The China-ASEAN's FTA, the largest of its kind embracing developing countries, boasts a combined GDP of nearly six trillion U.S. dollars and a trade volume of 4.5 trillion U.S. dollars. The FTA enabled bilateral trade volume to reach 292.8 billion U.S. dollars in 2010, in sharp contrast to the less than 8 billion U.S. dollars trade in 1990.
In the first 10 months of this year, the figure stood at 295.9 billion U.S. dollars. China became the largest trade partner for ASEAN and ASEAN, the third largest partner of China.
According to Adiningsih, Indonesian consumers can now buy Chinese products at affordable prices, complete the utensils in their houses with electronics and household products from China. Indonesian raw materials and natural resource-commodity producers were also enjoying robust business from the FTA.
But she also cautioned the Indonesia small-and-medium sized enterprises to improve efficiency and competitiveness, otherwise they will not be "growing side by side with China."
Addressing the similar concerns, Chinese Premier Wen Jiabao said before his Malaysia and Indonesia trip in April that China and ASEAN should constantly improve this arrangement in the light of actual circumstances, accommodate the interests of small- and medium-sized enterprises, and work together to ensure that the FTA will contribute to the economic development of all sides.
Christine Susanna Tjhin, a researcher at Centre for Strategic & International Studies (CSIS), said that there were good prospects for ASEAN products to enter the "lucrative market" of China, though not an easy task. She added that there is a need for China to invest more in ASEAN manufacturing industries, rather than just infrastructure.
Apart from the fruitful economic ties, China and ASEAN also forged ahead in politics and security. China was the first country outside ASEAN to sign the ASEAN Treaty of Amity and Cooperation, to establish the strategic partnership for peace and prosperity, to discuss FTA with ASEAN and the first to back the Southeast Nuclear-Weapon-Free Zone Treaty.
With the worsening European debt crisis and mounting debt load weighing on the U.S. Economy, the U.S. and Russia joining the East Asia Summit for the first time, China and ASEAN face new international and regional landscape to develop their relations.
Bank of China President Li Lihui said earlier that China and ASEAN should promote cross-border yuan settlement, reducing exchange rate risk and boosting trade and investment in ASEAN, which was one of the first overseas trials of cross-border trade settlement in yuan since July 2009.
"We are witnessing improved relations between ASEAN and China against the new external backdrop," Tjhin said, adding "the fact that China acknowledges ASEAN centrality in regional institutional building is a respectable move. A more institutionalized dialogue between ASEAN and China is the key to fortify ties."
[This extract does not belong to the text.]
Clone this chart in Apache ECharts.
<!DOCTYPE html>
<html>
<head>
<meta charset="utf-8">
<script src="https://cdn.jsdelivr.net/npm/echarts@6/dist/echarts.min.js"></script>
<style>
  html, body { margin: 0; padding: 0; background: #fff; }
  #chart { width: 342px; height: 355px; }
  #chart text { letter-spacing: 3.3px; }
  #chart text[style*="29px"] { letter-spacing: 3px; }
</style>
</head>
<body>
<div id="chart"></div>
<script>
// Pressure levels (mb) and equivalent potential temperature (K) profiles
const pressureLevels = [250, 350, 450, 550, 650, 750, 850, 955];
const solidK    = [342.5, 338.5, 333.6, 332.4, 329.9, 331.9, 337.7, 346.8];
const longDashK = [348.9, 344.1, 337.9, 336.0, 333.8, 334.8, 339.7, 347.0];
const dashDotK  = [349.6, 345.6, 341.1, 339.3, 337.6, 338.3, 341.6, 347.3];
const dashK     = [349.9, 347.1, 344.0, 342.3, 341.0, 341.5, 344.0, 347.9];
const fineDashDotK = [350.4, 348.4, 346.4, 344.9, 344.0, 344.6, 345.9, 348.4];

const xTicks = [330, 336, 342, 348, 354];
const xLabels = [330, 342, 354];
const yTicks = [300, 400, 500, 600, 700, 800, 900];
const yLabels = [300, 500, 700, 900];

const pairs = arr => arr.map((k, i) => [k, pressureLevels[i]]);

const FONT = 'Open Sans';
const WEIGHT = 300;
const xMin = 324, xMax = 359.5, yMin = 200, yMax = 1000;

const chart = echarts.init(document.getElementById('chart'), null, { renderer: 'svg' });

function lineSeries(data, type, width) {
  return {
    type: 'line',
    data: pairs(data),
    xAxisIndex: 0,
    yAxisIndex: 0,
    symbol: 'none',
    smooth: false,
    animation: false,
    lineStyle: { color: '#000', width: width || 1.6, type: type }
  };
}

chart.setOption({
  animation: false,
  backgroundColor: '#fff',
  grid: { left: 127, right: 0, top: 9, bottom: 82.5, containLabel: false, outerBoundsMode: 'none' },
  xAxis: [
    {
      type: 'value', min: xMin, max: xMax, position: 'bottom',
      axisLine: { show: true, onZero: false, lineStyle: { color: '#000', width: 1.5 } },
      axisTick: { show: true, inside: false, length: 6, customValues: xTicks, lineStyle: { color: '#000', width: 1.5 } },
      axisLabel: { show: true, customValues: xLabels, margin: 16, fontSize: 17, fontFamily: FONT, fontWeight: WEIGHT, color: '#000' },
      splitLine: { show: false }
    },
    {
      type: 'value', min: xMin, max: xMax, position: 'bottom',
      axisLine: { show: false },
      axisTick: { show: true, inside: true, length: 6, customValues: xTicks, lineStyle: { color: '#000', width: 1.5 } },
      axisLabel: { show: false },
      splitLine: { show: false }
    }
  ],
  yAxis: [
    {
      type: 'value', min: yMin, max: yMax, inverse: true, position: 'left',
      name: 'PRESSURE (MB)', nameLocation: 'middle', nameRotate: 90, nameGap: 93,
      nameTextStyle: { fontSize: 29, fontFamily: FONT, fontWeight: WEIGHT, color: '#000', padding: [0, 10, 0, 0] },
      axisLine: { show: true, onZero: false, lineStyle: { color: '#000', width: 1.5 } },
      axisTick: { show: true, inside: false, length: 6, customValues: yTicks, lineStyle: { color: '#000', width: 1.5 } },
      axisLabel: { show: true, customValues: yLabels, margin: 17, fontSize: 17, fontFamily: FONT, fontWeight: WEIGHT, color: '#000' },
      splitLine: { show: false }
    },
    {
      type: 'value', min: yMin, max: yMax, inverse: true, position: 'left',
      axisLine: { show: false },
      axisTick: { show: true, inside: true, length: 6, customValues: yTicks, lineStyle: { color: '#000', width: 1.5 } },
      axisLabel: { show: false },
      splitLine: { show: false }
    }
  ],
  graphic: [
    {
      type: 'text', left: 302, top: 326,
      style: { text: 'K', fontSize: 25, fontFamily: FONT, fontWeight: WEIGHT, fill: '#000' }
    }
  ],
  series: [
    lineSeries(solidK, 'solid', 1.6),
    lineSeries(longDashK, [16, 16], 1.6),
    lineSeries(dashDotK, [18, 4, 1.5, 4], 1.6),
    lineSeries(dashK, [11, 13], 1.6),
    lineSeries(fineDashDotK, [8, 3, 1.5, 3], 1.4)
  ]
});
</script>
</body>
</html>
ASEAN and China continued to enhance their close and strategic partnership through regular dialogue and consultations, such as ASEAN-China Summit, ASEAN-China Ministerial Meeting. ASEAN-China Senior Officials Consultations, and other related meetings on bilateral, regional and global issues of common interests and concerns. China supports ASEAN's role as the driving force of the regional processes initiated by ASEAN such as ASEAN Plus Three ( APT), ASEAN Regional Forum (ARF), ASEAN Defence Ministers' Meeting Plus (ADMM-Plus) and East Asia Summit (EAS).
China is the first dialogue partner of ASEAN to accede to the Treaty of Amity and Cooperation (TAC) in Southeast Asia at the 7th ASEAN-China Summit in October 2003 in Bali, Indonesia.